A democracia foi uma dura conquista do povo brasileiro depois de conviver anos com o arbítrio de uma ditadura militar e tecnocrática e convivido com a demagogia do populismo nos interregnos democráticos de uma história republicana em que o arbítrio foi a regra e a liberdade, exceção. O desmoronamento da ditadura e a instalação de um Estado Democrático de Direito digno desta denominação, contudo, levaram à ilusão de que este passado não voltaria. Mas os agentes do Estado, mesmo sob a vigência das liberdades políticas, buscam sempre impor uma espécie de arbítrio oculto na tentativa permanente de reduzir os direitos do indivíduo em detalhes de aparente insignificância no dia-a-dia. A manutenção da democracia pelo respeito aos direitos soberanos do cidadão é tão difícil quanto a derrubada da ditadura e o livro de Mendes esmiuça os bastidores destes conflitos permanentes neste nosso período de transição.
Trata-se, portanto, de um relato histórico de dentro e do alto da resistência do Estado Democrático de Direito às sedutoras investidas do absolutismo e da “democratice” demagógica. No texto, fluente apesar de embasado em profundo conhecimento da técnica jurídica, o cidadão comum - e não apenas os profissionais do Direito, para os quais sua leitura é indispensável, e historiadores e sociólogos, pelo que contém de informação séria -, conhecerá a guerra renhida travada diariamente para que os direitos que conquistou sejam mantidos e respeitados.
O leitor precisa ter sempre presente o fato indiscutível de que os julgamentos proferidos por Gilmar Mendes no STF de 2002 a 2010 não são perfeitos e indiscutíveis, pois o ministro é um ser humano e, como tal, passível de erro como qualquer um de nós.
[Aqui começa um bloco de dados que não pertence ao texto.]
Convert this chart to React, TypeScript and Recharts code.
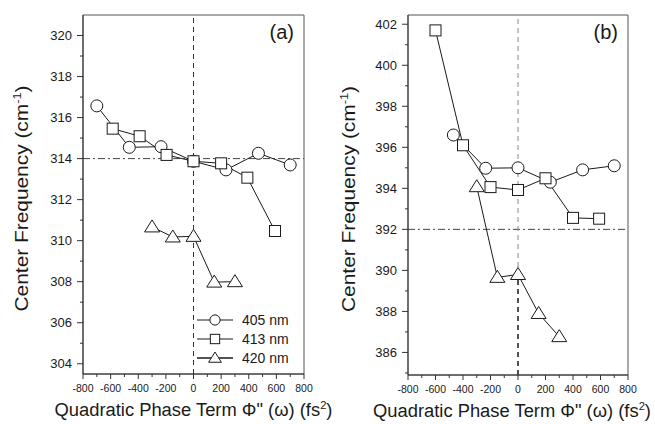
import React from 'react';
import { LineChart, Line, XAxis, YAxis, ReferenceLine, ReferenceArea, Legend, Label } from 'recharts';

const FONT = '"Liberation Sans", Arial, Helvetica, sans-serif';
const INK = '#1a1a1a';

// panel (a)
const aPhase405 = [-700, -465, -235, 0, 235, 470, 700];
const aFreq405 = [316.57, 314.55, 314.58, 313.87, 313.45, 314.26, 313.69];
const aPhase413 = [-585, -390, -195, 0, 200, 390, 590];
const aFreq413 = [315.46, 315.09, 314.18, 313.87, 313.77, 313.07, 310.47];
const aPhase420 = [-300, -150, 0, 150, 300];
const aFreq420 = [310.67, 310.18, 310.21, 307.98, 308.0];

// panel (b)
const bPhase405 = [-470, -235, 0, 235, 470, 700];
const bFreq405 = [396.6, 394.98, 395.0, 394.3, 394.9, 395.1];
const bPhase413 = [-600, -400, -200, 0, 200, 400, 590];
const bFreq413 = [401.7, 396.1, 394.06, 393.92, 394.49, 392.56, 392.52];
const bPhase420 = [-300, -150, 0, 150, 300];
const bFreq420 = [394.08, 389.66, 389.8, 387.9, 386.77];

const xTicks = [-800, -700, -600, -500, -400, -300, -200, -100, 0, 100, 200, 300, 400, 500, 600, 700, 800];
const aYTicks = [304, 305, 306, 307, 308, 309, 310, 311, 312, 313, 314, 315, 316, 317, 318, 319, 320];
const bYTicks = [385, 386, 387, 388, 389, 390, 391, 392, 393, 394, 395, 396, 397, 398, 399, 400, 401, 402];
const legendLabels = ['405 nm', '413 nm', '420 nm'];

const toPoints = (xs: number[], ys: number[]) => xs.map((x, i) => ({ x, y: ys[i] }));

const TICK_SIZE = 6;
const TICK_MARGIN = 5;

type Shape = 'circle' | 'square' | 'triangle';
const shapes: Shape[] = ['circle', 'square', 'triangle'];

const Marker = ({ cx, cy, shape, scale = 1 }: { cx: number; cy: number; shape: Shape; scale?: number }) => {
  const common = { fill: '#fff', stroke: INK, strokeWidth: 1 };
  if (shape === 'circle') return <circle cx={cx} cy={cy} r={6 * scale} {...common} />;
  if (shape === 'square') {
    const h = 5.5 * scale;
    return <rect x={cx - h} y={cy - h} width={2 * h} height={2 * h} {...common} />;
  }
  const s = scale;
  return <polygon points={`${cx},${cy - 7 * s} ${cx - 7.5 * s},${cy + 5 * s} ${cx + 7.5 * s},${cy + 5 * s}`} {...common} />;
};

const dotFor = (shape: Shape) => (props: any) => (
  <g key={`${shape}-${props.index}`}>
    <Marker cx={props.cx} cy={props.cy} shape={shape} />
  </g>
);

const YTick = (props: any) => {
  const { x, y, payload } = props;
  const major = payload.value % 2 === 0;
  const x2 = x + TICK_MARGIN + TICK_SIZE;
  return (
    <g>
      <line x1={x2 - (major ? TICK_SIZE : 3)} x2={x2} y1={y} y2={y} stroke="#333" />
      {major && (
        <text x={x} y={y} dy="0.36em" textAnchor="end" fontSize={13} fill={INK} fontFamily={FONT}>
          {payload.value}
        </text>
      )}
    </g>
  );
};

const XTick = (props: any) => {
  const { x, y, payload } = props;
  const major = payload.value % 200 === 0;
  const y0 = y - TICK_MARGIN - TICK_SIZE;
  return (
    <g>
      <line x1={x} x2={x} y1={y0} y2={y0 + (major ? 5 : 3)} stroke="#333" />
      {major && (
        <text x={x} y={y} dy="0.71em" textAnchor="middle" fontSize={10.5} fill={INK} fontFamily={FONT}>
          {payload.value}
        </text>
      )}
    </g>
  );
};

const XTitle = (props: any) => {
  const { x, y, width } = props.viewBox;
  const shift = props.shift || 0;
  return (
    <text
      transform={`translate(${x + width / 2 + shift} ${y + 42}) scale(1.02 1)`}
      textAnchor="middle"
      fontSize={18}
      fill={INK}
      fontFamily={FONT}
    >
      Quadratic Phase Term Φ" (ω) (fs
      <tspan dy={-7} fontSize={11}>2</tspan>
      <tspan dy={7}>)</tspan>
    </text>
  );
};

const YTitle = (props: any) => {
  const { x, y, height } = props.viewBox;
  const cx = x + 28;
  const cy = y + height / 2 + 4;
  return (
    <text
      transform={`translate(${cx} ${cy}) rotate(-90) scale(1.16 1)`}
      textAnchor="middle"
      fontSize={18}
      fill={INK}
      fontFamily={FONT}
    >
      Center Frequency (cm
      <tspan dy={-7} fontSize={11}>-1</tspan>
      <tspan dy={7}>)</tspan>
    </text>
  );
};

const renderLegend = () => (
  <div style={{ fontFamily: FONT, fontSize: 14, color: INK }}>
    {legendLabels.map((label, i) => (
      <div key={label} style={{ display: 'flex', alignItems: 'center', height: 19 }}>
        <svg width={40} height={16} style={{ display: 'block' }}>
          <line x1={1} x2={37} y1={8} y2={8} stroke={INK} strokeWidth={i === 2 ? 1.6 : 1} />
          <Marker cx={19} cy={8} shape={shapes[i]} scale={0.85} />
        </svg>
        <span style={{ marginLeft: 6 }}>{label}</span>
      </div>
    ))}
  </div>
);

interface PanelProps {
  width: number;
  right: number;
  yAxisWidth: number;
  xAxisHeight: number;
  yDomain: [number, number];
  yTicks: number[];
  hLine: number;
  tag: string;
  series: { x: number; y: number }[][];
  showLegend?: boolean;
  lowerDash?: number;
  titleShift?: number;
}

const Panel = ({ width, right, yAxisWidth, xAxisHeight, yDomain, yTicks, hLine, tag, series, showLegend, lowerDash, titleShift }: PanelProps) => (
  <LineChart width={width} height={424} margin={{ top: 15, right, bottom: 0, left: 0 }}>
    <XAxis
      type="number"
      dataKey="x"
      domain={[-800, 800]}
      ticks={xTicks}
      interval={0}
      allowDataOverflow
      height={xAxisHeight}
      tickSize={TICK_SIZE}
      tickMargin={TICK_MARGIN}
      tickLine={false}
      tick={<XTick />}
      axisLine={{ stroke: '#333' }}
      label={<Label content={<XTitle shift={titleShift} />} />}
    />
    <YAxis
      type="number"
      dataKey="y"
      domain={yDomain}
      ticks={yTicks}
      interval={0}
      allowDataOverflow
      width={yAxisWidth}
      tickSize={TICK_SIZE}
      tickMargin={TICK_MARGIN}
      tickLine={false}
      tick={<YTick />}
      axisLine={{ stroke: '#333' }}
      label={<Label content={<YTitle />} />}
    />
    <ReferenceArea
      x1={-800}
      x2={800}
      y1={yDomain[0]}
      y2={yDomain[1]}
      fill="none"
      fillOpacity={0}
      stroke="#555"
      strokeWidth={1}
      label={{ value: tag, position: 'insideTopRight', offset: 10, fontSize: 20, fill: INK, fontFamily: FONT }}
    />
    <ReferenceLine y={hLine} stroke="#444" strokeWidth={1} strokeDasharray="7 3 2 3" />
    <ReferenceLine x={0} stroke={lowerDash === undefined ? '#333' : '#888'} strokeWidth={1} strokeDasharray="5 4" />
    {lowerDash !== undefined && (
      <ReferenceLine
        segment={[{ x: 0, y: yDomain[0] }, { x: 0, y: lowerDash }]}
        stroke="#222"
        strokeWidth={1.4}
        strokeDasharray="5 4"
      />
    )}
    {series.map((data, i) => (
      <Line
        key={legendLabels[i]}
        data={data}
        dataKey="y"
        name={legendLabels[i]}
        type="linear"
        stroke={INK}
        strokeWidth={1}
        dot={dotFor(shapes[i])}
        activeDot={false}
        isAnimationActive={false}
      />
    ))}
    {showLegend && (
      <Legend
        layout="vertical"
        align="center"
        verticalAlign="middle"
        content={renderLegend}
        wrapperStyle={{ left: 196, top: 310, width: 120 }}
      />
    )}
  </LineChart>
);

export default function App() {
  return (
    <div style={{ position: 'absolute', left: 0, top: 0, width: 655, height: 424, background: '#fff', display: 'flex' }}>
      <style>{'.recharts-surface { overflow: visible; }'}</style>
      <Panel
        width={327}
        right={23}
        yAxisWidth={83}
        xAxisHeight={50}
        yDomain={[303.5, 321]}
        yTicks={aYTicks}
        hLine={314}
        tag="(a)"
        series={[toPoints(aPhase405, aFreq405), toPoints(aPhase413, aFreq413), toPoints(aPhase420, aFreq420)]}
        showLegend
      />
      <Panel
        width={328}
        right={27}
        yAxisWidth={81}
        xAxisHeight={49}
        yDomain={[384.9, 402.45]}
        yTicks={bYTicks}
        hLine={392}
        tag="(b)"
        series={[toPoints(bPhase405, bFreq405), toPoints(bPhase413, bFreq413), toPoints(bPhase420, bFreq420)]}
        lowerDash={389.8}
        titleShift={-6}
      />
    </div>
  );
}
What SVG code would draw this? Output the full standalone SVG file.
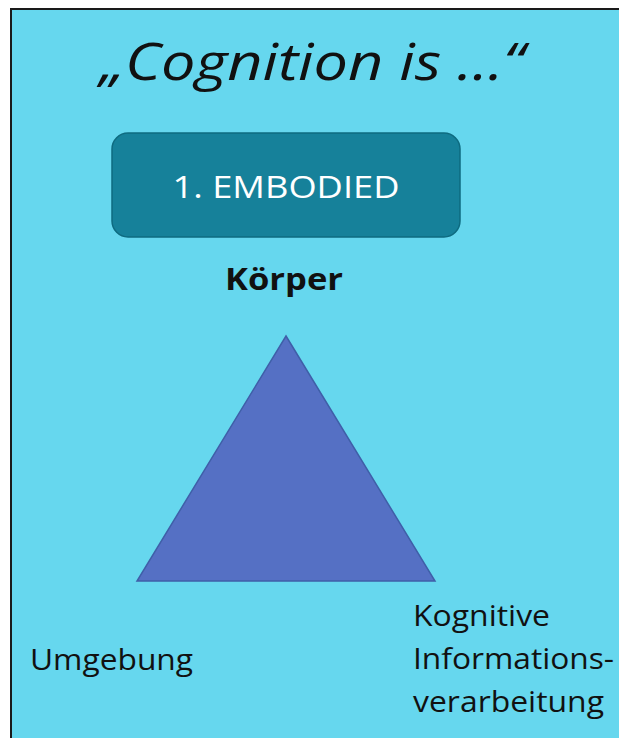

No entanto, a defesa que fez de suas convicções e de alguns direitos inalienáveis das partes dos processos que julgou na última instância foram coletados e impressos numa ajuda à compreensão do tempo em que vivemos. E neste é necessário preservar a memória da luta pela liberdade do indivíduo, ameaçada pelo peso e pela força repressora e invasiva do Estado. Concordando ou discordando com as ideias do autor, o leitor deve ter em conta que a democracia não persegue a perfeição, mas o convívio civilizado com o imperfeito.